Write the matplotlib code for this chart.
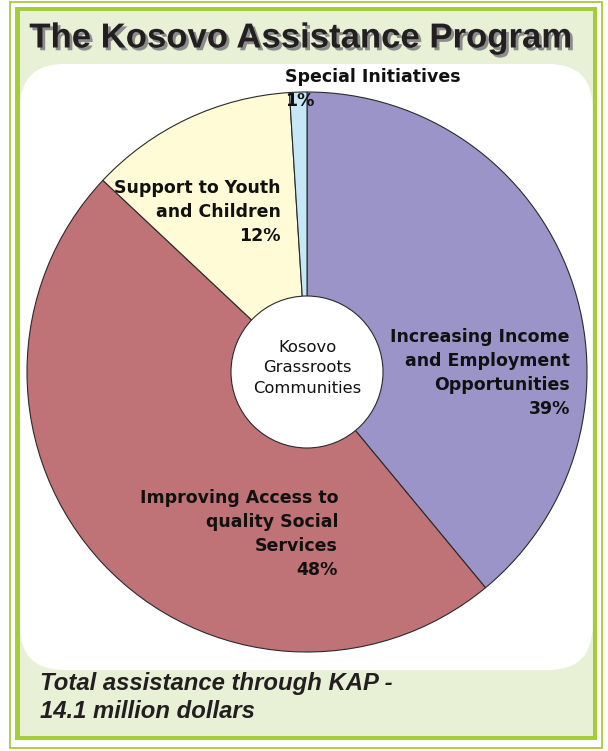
import matplotlib
matplotlib.use("Agg")
import matplotlib.pyplot as plt
import matplotlib.patheffects as pe
from matplotlib.patches import Rectangle, FancyBboxPatch, Circle

# ---- data ----
categories = ["Increasing Income\nand Employment\nOpportunities",
              "Improving Access to\nquality Social\nServices",
              "Support to Youth\nand Children",
              "Special Initiatives"]
shares = [39, 48, 12, 1]
colors = ["#9B94C9", "#BF7376", "#FFFBD6", "#C6E7F6"]
title = "The Kosovo Assistance Program"
center_text = "Kosovo\nGrassroots\nCommunities"
footer = "Total assistance through KAP -\n14.1 million dollars"

W, H = 608, 751
fig = plt.figure(figsize=(W / 100, H / 100), dpi=100)
ax = fig.add_axes([0, 0, 1, 1])
ax.set_xlim(0, W)
ax.set_ylim(0, H)
ax.axis("off")

def Y(y):
    return H - y

GREEN = "#A5CD39"
LIGHT = "#E8F0D6"

# frames
ax.add_patch(Rectangle((10, Y(747.5)), 591.5, 746, fill=False, ec=GREEN, lw=1.3, zorder=1))
ax.add_patch(Rectangle((15, Y(740)), 582, 733, fc=GREEN, ec="none", zorder=1))
ax.add_patch(Rectangle((20, Y(735.5)), 572.5, 724.5, fc=LIGHT, ec="none", zorder=2))
ax.add_patch(FancyBboxPatch((20, Y(670)), 572.5, 606,
                            boxstyle="round,pad=0,rounding_size=44",
                            fc="white", ec="none", zorder=3))

# title with shadow
ax.text(301, Y(38), title, ha="center", va="center",
        fontsize=25, fontweight="bold", family="Liberation Sans",
        color="#231F20", zorder=5,
        path_effects=[pe.SimplePatchShadow(offset=(2, -2), shadow_rgbFace="#8C8C8C", alpha=1.0),
                      pe.Normal()])

# pie
cx, cy, R = 307, Y(372), 280
wedges, _ = ax.pie(shares, colors=colors, startangle=90, counterclock=False,
                   center=(cx, cy), radius=R, frame=True,
                   wedgeprops=dict(edgecolor="#2A2A2A", linewidth=0.8))
for w in wedges:
    w.set_zorder(4)
ax.set_xlim(0, W)
ax.set_ylim(0, H)
ax.axis("off")
ax.add_patch(Circle((cx, cy), 76, fc="white", ec="#2A2A2A", lw=0.8, zorder=5))

lab = dict(fontsize=12.5, fontweight="bold", family="DejaVu Sans", color="#111111",
           linespacing=1.45, zorder=6)
ax.text(570, Y(373), categories[0] + "\n%d%%" % shares[0], ha="right", va="center", multialignment="right", **lab)
ax.text(338, Y(534), categories[1] + "\n%d%%" % shares[1], ha="right", va="center", multialignment="right", **lab)
ax.text(281, Y(212), categories[2] + "\n%d%%" % shares[2], ha="right", va="center", multialignment="right", **lab)
ax.text(285, Y(89), categories[3] + "\n%d%%" % shares[3], ha="left", va="center", multialignment="left", **lab)

ax.text(cx, Y(368), center_text, ha="center", va="center", fontsize=11.8,
        family="DejaVu Sans", color="#111111", linespacing=1.45, zorder=6)

ax.text(40, Y(697.5), footer, ha="left", va="center", fontsize=17.2,
        fontweight="bold", style="italic", family="Liberation Sans",
        color="#231F20", linespacing=1.32, zorder=6)

fig.savefig("out.png", dpi=100, facecolor="white")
+---+
JOB:
Please restate the material above line by line, exactly, beginning at its first line and ending with the line that contains "from matplotlib.patches import", without any pictures.

EXPECTED OUTPUT:
Write the matplotlib code for this chart.
import matplotlib
matplotlib.use("Agg")
import matplotlib.pyplot as plt
import matplotlib.patheffects as pe
from matplotlib.patches import Rectangle, FancyBboxPatch, Circle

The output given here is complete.